I have to admit, the point on urban agriculture was rather creative. I do have doubts whether Singaporeans would want to start "farming" again.

What I fully agree is that we are over reliant on fossil fuels. In a way, I feel that the govt should seriously explore nuclear energy. With the right expertise (Foreign Talents), nuclear energy can be a safe and cheap in the long run.

TM said...

Dear shotgun, i agree with you that our government can't do much about high oil prices and that's why we are so vulnerable. Instead of seeking alternative energies alone, we need to get to the root of the problem: overgrowth. Nuclear energy won't come easily. You can't build a nuclear plant overnight. If peak oil is now, nuclear energy won't make a difference until it's completed. Also, don't forget that mining and extracting uranium requires oil-powered machinery. Uranium reserves are also finite. see this link: http://www.financialsense.com/fsu/editorials/petch/2005/0703.html

Singaporeans may not "want" to farm again, but it will be forced upon us when food becomes scarce. Whether we like it or not, we have to prepare for it. It's better to adapt now than to have Nature take care of us.

xiAogOu said...

Comparing Singapore to Cuba is quite a stretch.

At the time of the Soviet collapse Cuba was mainly an industrial-agricultural economy. They are switching their mode of food production.

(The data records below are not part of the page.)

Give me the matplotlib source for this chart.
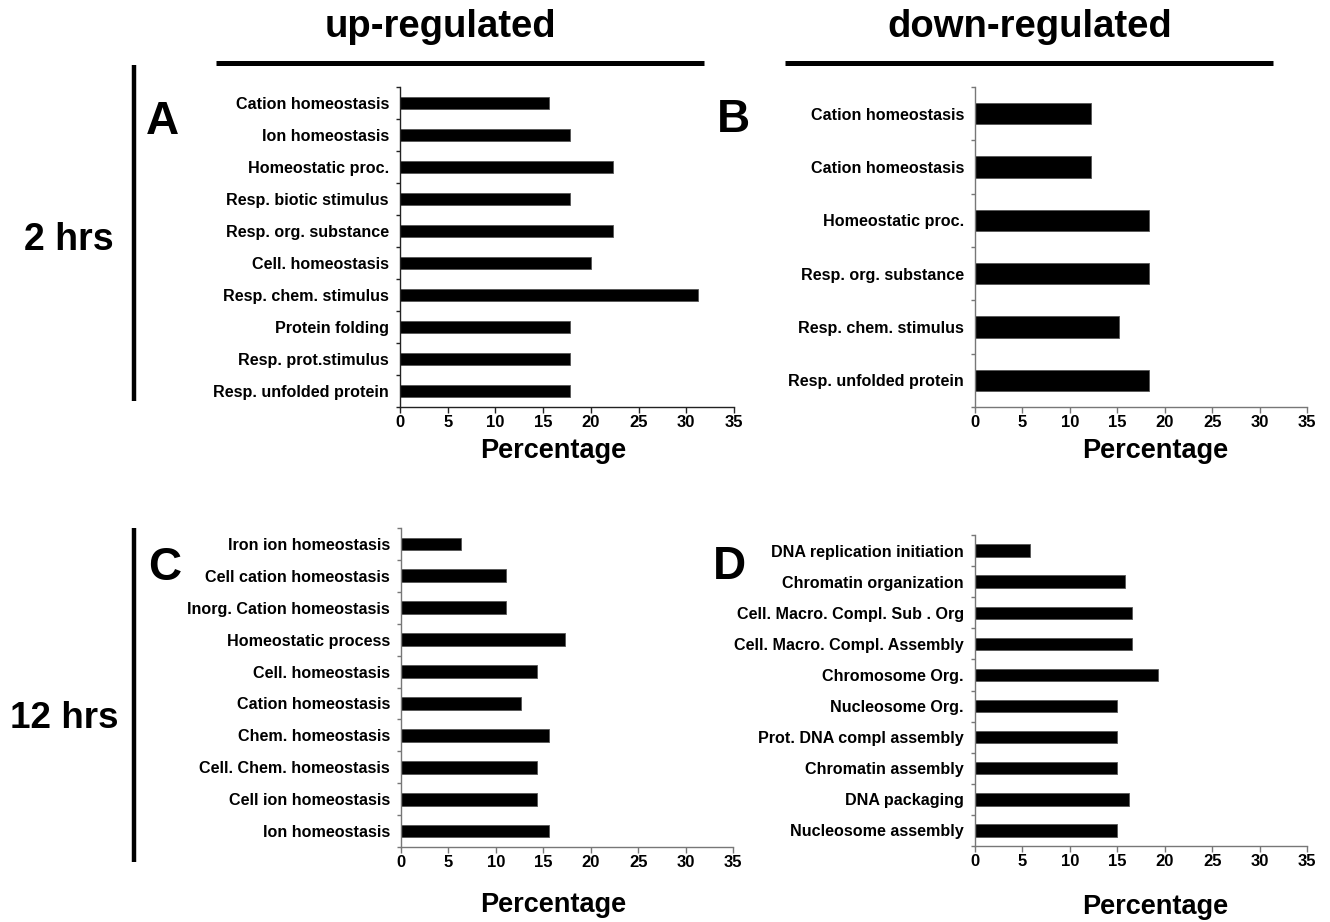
import matplotlib
matplotlib.use("Agg")
import matplotlib.pyplot as plt
from matplotlib.lines import Line2D
from matplotlib.ticker import FixedLocator

plt.rcParams['font.family'] = ['Liberation Sans', 'DejaVu Sans']
plt.rcParams['font.weight'] = 'bold'

# ---- data ----
cats_A = ["Cation homeostasis", "Ion homeostasis", "Homeostatic proc.",
          "Resp. biotic stimulus", "Resp. org. substance", "Cell. homeostasis",
          "Resp. chem. stimulus", "Protein folding", "Resp. prot.stimulus",
          "Resp. unfolded protein"]
vals_A = [15.6, 17.8, 22.3, 17.8, 22.3, 20.0, 31.2, 17.8, 17.8, 17.8]

cats_B = ["Cation homeostasis", "Cation homeostasis", "Homeostatic proc.",
          "Resp. org. substance", "Resp. chem. stimulus", "Resp. unfolded protein"]
vals_B = [12.2, 12.2, 18.3, 18.3, 15.2, 18.3]

cats_C = ["Iron ion homeostasis", "Cell cation homeostasis", "Inorg. Cation homeostasis",
          "Homeostatic process", "Cell. homeostasis", "Cation homeostasis",
          "Chem. homeostasis", "Cell. Chem. homeostasis", "Cell ion homeostasis",
          "Ion homeostasis"]
vals_C = [6.3, 11.1, 11.1, 17.3, 14.3, 12.6, 15.6, 14.3, 14.3, 15.6]

cats_D = ["DNA replication initiation", "Chromatin organization",
          "Cell. Macro. Compl. Sub . Org", "Cell. Macro. Compl. Assembly",
          "Chromosome Org.", "Nucleosome Org.", "Prot. DNA compl assembly",
          "Chromatin assembly", "DNA packaging", "Nucleosome assembly"]
vals_D = [5.8, 15.8, 16.5, 16.5, 19.3, 15.0, 15.0, 15.0, 16.2, 15.0]

x_ticks = [0, 5, 10, 15, 20, 25, 30, 35]

W, H = 1330, 922
fig = plt.figure(figsize=(W / 100, H / 100), dpi=100)


def px_axes(l, r, t, b):
    return fig.add_axes([l / W, 1 - b / H, (r - l) / W, (b - t) / H])


def ftext(x, y, s, size, **kw):
    fig.text(x / W, 1 - y / H, s, fontsize=size, fontweight='bold',
             ha='center', va='center', **kw)


def panel(ax, cats, vals, spine_col):
    n = len(cats)
    pos = [n - 1 - i for i in range(n)]
    ax.barh(pos, vals, height=0.4, color='black', edgecolor='#555555', linewidth=0.6)
    ax.set_xlim(0, 35)
    ax.set_ylim(-0.5, n - 0.5)
    ax.set_xticks(x_ticks)
    ax.set_xticklabels([str(t) for t in x_ticks], fontsize=12, fontweight='bold')
    ax.set_yticks(pos)
    ax.set_yticklabels(cats, fontsize=11.6, fontweight='bold')
    ax.yaxis.set_minor_locator(FixedLocator([k - 0.5 for k in range(n + 1)]))
    ax.tick_params(axis='y', which='major', length=0, pad=8)
    ax.tick_params(axis='y', which='minor', length=3, width=1, color=spine_col)
    ax.tick_params(axis='x', which='major', length=4, width=1, color=spine_col, pad=2)
    for s in ['top', 'right']:
        ax.spines[s].set_visible(False)
    for s in ['left', 'bottom']:
        ax.spines[s].set_color(spine_col)
        ax.spines[s].set_linewidth(1.0)


axA = px_axes(400, 734, 87, 407)
panel(axA, cats_A, vals_A, '#222222')
axB = px_axes(975, 1307, 87, 407)
panel(axB, cats_B, vals_B, '#777777')
axC = px_axes(401, 733, 528, 847)
panel(axC, cats_C, vals_C, '#777777')
axD = px_axes(975, 1307, 535, 846)
panel(axD, cats_D, vals_D, '#777777')

# x-axis titles
ftext(553, 451, "Percentage", 19.5)
ftext(1155, 451, "Percentage", 19.5)
ftext(553, 905, "Percentage", 19.5)
ftext(1155, 907, "Percentage", 19.5)


def fline(x0, y0, x1, y1, lw):
    fig.add_artist(Line2D([x0 / W, x1 / W], [1 - y0 / H, 1 - y1 / H],
                          transform=fig.transFigure, color='black', linewidth=lw,
                          solid_capstyle='butt'))


ftext(440, 27, "up-regulated", 27.5)
ftext(1030, 27, "down-regulated", 27.5)
fline(216, 63, 704, 63, 3.6)
fline(785, 63, 1273, 63, 3.6)
fline(134, 65, 134, 401, 3.2)
fline(134, 528, 134, 862, 3.2)
ftext(69, 240, "2 hrs", 27)
ftext(64, 718, "12 hrs", 26.5)
ftext(162, 122, "A", 33)
ftext(733, 120, "B", 33)
ftext(165, 568, "C", 33)
ftext(729, 567, "D", 33)

fig.savefig("out.png", dpi=100)
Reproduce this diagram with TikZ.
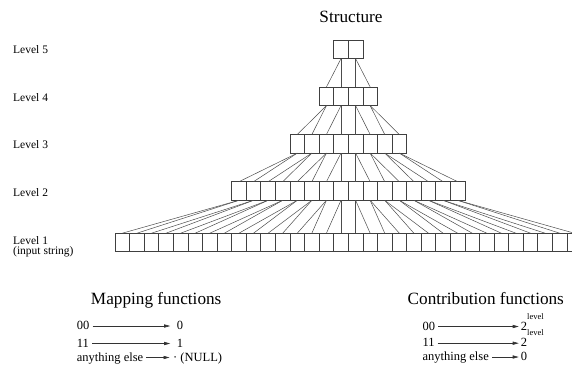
\documentclass[tikz,border=0pt]{standalone}
\usepackage{fontspec}
\setmainfont{Liberation Serif}
\usetikzlibrary{arrows.meta}

\begin{document}
\begin{tikzpicture}[x=1pt,y=-1pt,
  cell/.style={draw=black!75,line width=0.7pt,minimum width=14.58pt,minimum height=18.6pt,inner sep=0pt,outer sep=0pt},
  link/.style={line width=0.5pt,draw=black!70},
  lvl/.style={anchor=base west,inner sep=0pt,font=\fontsize{11.5}{10.2}\selectfont},
  head/.style={anchor=base,inner sep=0pt,font=\fontsize{17.2}{20}\selectfont},
  txt/.style={anchor=base west,inner ysep=0pt,text height=7pt,text depth=0pt,font=\fontsize{12.5}{14}\selectfont},
  src/.style={txt,inner xsep=3pt},
  tgt/.style={txt,inner xsep=2pt},
  arr/.style={line width=0.6pt,draw=black!80,-{Triangle[length=6pt,width=3.2pt]}}]
\clip (0,0) rectangle (572,368);

\node[head] (title) at (351,22.5) {Structure};

% cells of the five levels
\foreach \lev/\n/\y in {5/2/49.3,4/4/96.3,3/8/143.8,2/16/191,1/32/242.5}
  \foreach \i in {1,...,\n}
    \node[cell] (c\lev-\i) at ({348.3+(\i-0.5-\n/2)*14.58},\y) {};

% each pair joins one cell above
\foreach \lev in {1,...,4} {
  \pgfmathtruncatemacro\up{\lev+1}
  \pgfmathtruncatemacro\n{2^(6-\lev)}
  \foreach \i in {1,...,\n} {
    \pgfmathtruncatemacro\j{(\i+1)/2}
    \draw[link] (c\lev-\i.north) -- (c\up-\j.south);
  }
}

\node[lvl] (lv5) at (13,53.3) {Level 5};
\node[lvl] (lv4) at (13,101.7) {Level 4};
\node[lvl] (lv3) at (13,148.3) {Level 3};
\node[lvl] (lv2) at (13,196.7) {Level 2};
\node[lvl,anchor=north west,align=left] (lv1) at (13,236) {Level 1\\(input string)};

% mapping functions
\node[head] (maph) at (156.2,304) {Mapping functions};
\node[src] (m00) at (73.7,329.5) {00};
\node[tgt,inner xsep=6.5pt] (m0) at (170.2,329.5) {0};
\node[src] (m11) at (73.7,347) {11};
\node[tgt,inner xsep=6.5pt] (m1) at (170.2,347) {1};
\node[src] (mels) at (73.7,361) {anything else};
\node[tgt,inner xsep=3.5pt] (mnul) at (169.5,361) {\textperiodcentered{} (NULL)};
\draw[arr] (m00) -- (m0);
\draw[arr] (m11) -- (m1);
\draw[arr] (mels) -- (mnul);

% contribution functions
\node[head] (conh) at (485.8,304.5) {Contribution functions};
\node[src] (cb00) at (419.3,330) {00};
\node[tgt] (cb2a) at (518.7,330) {2\raisebox{11pt}{\fontsize{8.5}{9}\selectfont level}};
\node[src] (cb11) at (419.3,346.7) {11};
\node[tgt] (cb2b) at (518.7,346.7) {2\raisebox{11pt}{\fontsize{8.5}{9}\selectfont level}};
\node[src] (cbels) at (419.3,360.5) {anything else};
\node[tgt] (cb0) at (518.7,360.5) {0};
\draw[arr] (cb00) -- (cb2a);
\draw[arr] (cb11) -- (cb2b);
\draw[arr] (cbels) -- (cb0);
\end{tikzpicture}
\end{document}
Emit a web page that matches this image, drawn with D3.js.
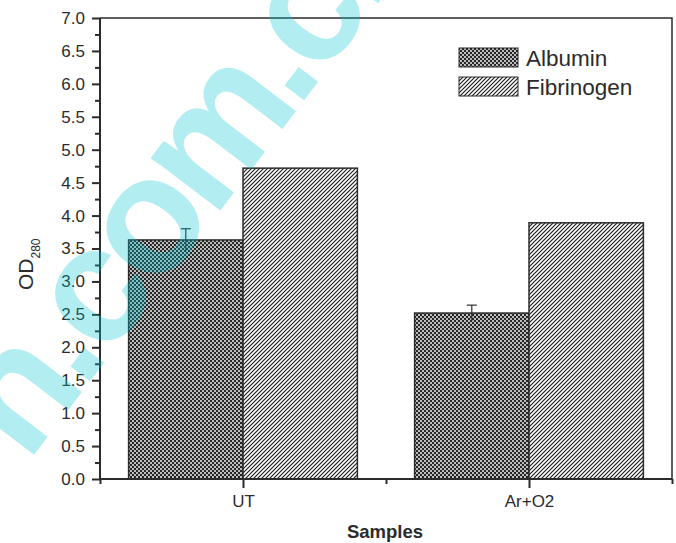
<!DOCTYPE html>
<html>
<head>
<meta charset="utf-8">
<script src="https://cdn.jsdelivr.net/npm/d3@7"></script>
<style>
  html, body { margin: 0; padding: 0; background: #fff; }
  svg { display: block; font-family: "Liberation Sans", Arial, sans-serif; }
</style>
</head>
<body>
<svg id="chart" width="676" height="543"></svg>
<script>
// Protein adsorption (OD at 280 nm) for untreated and Ar+O2 treated samples
const categories = ["UT", "Ar+O2"];
const albumin = [3.63, 2.52];
const albuminErr = [0.17, 0.12];
const fibrinogen = [4.72, 3.89];
const seriesNames = ["Albumin", "Fibrinogen"];
const yMajorTicks = [0, 0.5, 1, 1.5, 2, 2.5, 3, 3.5, 4, 4.5, 5, 5.5, 6, 6.5, 7];
const yMinorTicks = [0.25, 0.75, 1.25, 1.75, 2.25, 2.75, 3.25, 3.75, 4.25, 4.75, 5.25, 5.75, 6.25, 6.75];
const xMinorTicks = [0.5, 1.5, 2.5];

const ink = "#2b2b2b";
const svg = d3.select("#chart");
const plotLeft = 100, plotRight = 672, plotTop = 18, plotBottom = 479;

const x = d3.scaleLinear().domain([0.5, 2.5]).range([plotLeft, plotRight]);
const y = d3.scaleLinear().domain([0, 7]).range([plotBottom, plotTop]);
const barW = 0.4;

// fill patterns: dotted crosshatch and diagonal hatch
const defs = svg.append("defs");
const cross = defs.append("pattern").attr("id", "cross")
  .attr("patternUnits", "userSpaceOnUse").attr("width", 4).attr("height", 4);
cross.append("rect").attr("width", 4).attr("height", 4).attr("fill", "#262626");
cross.selectAll("circle").data([[1, 1], [3, 3]]).join("circle")
  .attr("cx", d => d[0]).attr("cy", d => d[1]).attr("r", 0.95).attr("fill", "#fff");

const hatch = defs.append("pattern").attr("id", "hatch")
  .attr("patternUnits", "userSpaceOnUse").attr("width", 4).attr("height", 4);
hatch.append("rect").attr("width", 4).attr("height", 4).attr("fill", "#fff");
hatch.append("path").attr("d", "M0,4L4,0M-1,1L1,-1M3,5L5,3")
  .attr("stroke", "#1c1c1c").attr("stroke-width", 1.15);

const fills = ["url(#cross)", "url(#hatch)"];

// bars
const bars = svg.append("g");
categories.forEach((c, i) => {
  const pos = i + 1;
  bars.append("rect")
    .attr("x", x(pos - barW)).attr("y", y(albumin[i]))
    .attr("width", x(pos) - x(pos - barW)).attr("height", y(0) - y(albumin[i]))
    .attr("fill", fills[0]).attr("stroke", ink).attr("stroke-width", 1.5);
  bars.append("rect")
    .attr("x", x(pos)).attr("y", y(fibrinogen[i]))
    .attr("width", x(pos + barW) - x(pos)).attr("height", y(0) - y(fibrinogen[i]))
    .attr("fill", fills[1]).attr("stroke", ink).attr("stroke-width", 1.5);
  // error bar on albumin
  const cx = x(pos - barW / 2);
  bars.append("line")
    .attr("x1", cx).attr("x2", cx)
    .attr("y1", y(albumin[i] - albuminErr[i])).attr("y2", y(albumin[i] + albuminErr[i]))
    .attr("stroke", ink).attr("stroke-width", 1.2);
  bars.append("line")
    .attr("x1", cx - 5).attr("x2", cx + 5)
    .attr("y1", y(albumin[i] + albuminErr[i])).attr("y2", y(albumin[i] + albuminErr[i]))
    .attr("stroke", ink).attr("stroke-width", 1.2);
});

// frame (top and right)
svg.append("path")
  .attr("d", `M${plotLeft},${plotTop}H${plotRight}V${plotBottom}`)
  .attr("fill", "none").attr("stroke", ink).attr("stroke-width", 1.5);

// y axis
const yAxis = svg.append("g").attr("transform", `translate(${plotLeft},0)`)
  .call(d3.axisLeft(y).tickValues(yMajorTicks).tickFormat(d3.format(".1f"))
    .tickSize(8).tickPadding(7));
svg.append("g").attr("transform", `translate(${plotLeft},0)`)
  .call(d3.axisLeft(y).tickValues(yMinorTicks).tickFormat("").tickSize(5))
  .call(g => g.select(".domain").remove());

// x axis
const xAxis = svg.append("g").attr("transform", `translate(0,${plotBottom})`)
  .call(d3.axisBottom(x).tickValues([1, 2]).tickFormat(d => categories[d - 1])
    .tickSize(9).tickPadding(7));
svg.append("g").attr("transform", `translate(0,${plotBottom})`)
  .call(d3.axisBottom(x).tickValues(xMinorTicks).tickFormat("").tickSize(5))
  .call(g => g.select(".domain").remove());

svg.selectAll(".domain").attr("stroke", ink).attr("stroke-width", 2);
svg.selectAll(".tick line").attr("stroke", ink).attr("stroke-width", 2);
svg.selectAll(".tick text").attr("fill", ink)
  .style("font-size", "17px").style("font-family", "Liberation Sans, Arial, sans-serif");
yAxis.select(".domain").attr("d", `M0,${plotTop}V${plotBottom}`);
xAxis.select(".domain").attr("d", `M${plotLeft},0H${plotRight}`);

// axis titles
const yTitle = svg.append("text")
  .attr("transform", "translate(33,290) rotate(-90)")
  .attr("fill", ink);
yTitle.append("tspan").style("font-size", "21px").text("OD");
yTitle.append("tspan").style("font-size", "12px").attr("dy", 7).text("280");

svg.append("text")
  .attr("x", 385).attr("y", 538).attr("text-anchor", "middle")
  .attr("fill", ink).style("font-size", "18.5px").style("font-weight", "bold")
  .text("Samples");

// legend
const legend = svg.append("g");
seriesNames.forEach((name, i) => {
  legend.append("rect")
    .attr("x", 459).attr("y", 48 + i * 29).attr("width", 59).attr("height", 19)
    .attr("fill", fills[i]).attr("stroke", ink).attr("stroke-width", 1);
  legend.append("text")
    .attr("x", 526).attr("y", 66 + i * 29)
    .attr("fill", ink).style("font-size", "22.5px").text(name);
});

// translucent site mark running across the plot
svg.append("text")
  .attr("transform", "translate(27,464) rotate(-52.7)")
  .attr("fill", "#00c8d0").attr("fill-opacity", 0.3)
  .style("font-size", "165px").style("font-weight", "bold")
  .style("letter-spacing", "-8px")
  .style("pointer-events", "none")
  .text("n.com.cn");
</script>
</body>
</html>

In Singapore, the general population has long moved out of agriculture. Would the bankers and doctors suddenly start planting food? I highly doubt so.

What's more, look at the population density of the two countries. In Singapore there definitely isn't sufficient land to make anyform of rooftop cultivation (20 floors of HDB to share 1 small plot of land at the top next to the water tanks?)

I agree that alternatives need to be explored, but I really doubt urban agriculture is one of the viable suggestions.

tm said...

xiAogOu, as I have said it does not matter whether we are willing or whether we like it or not. It will be forced upon us when the food crunch hits us. We can either starve, or we can find ways and means to grow food in this city.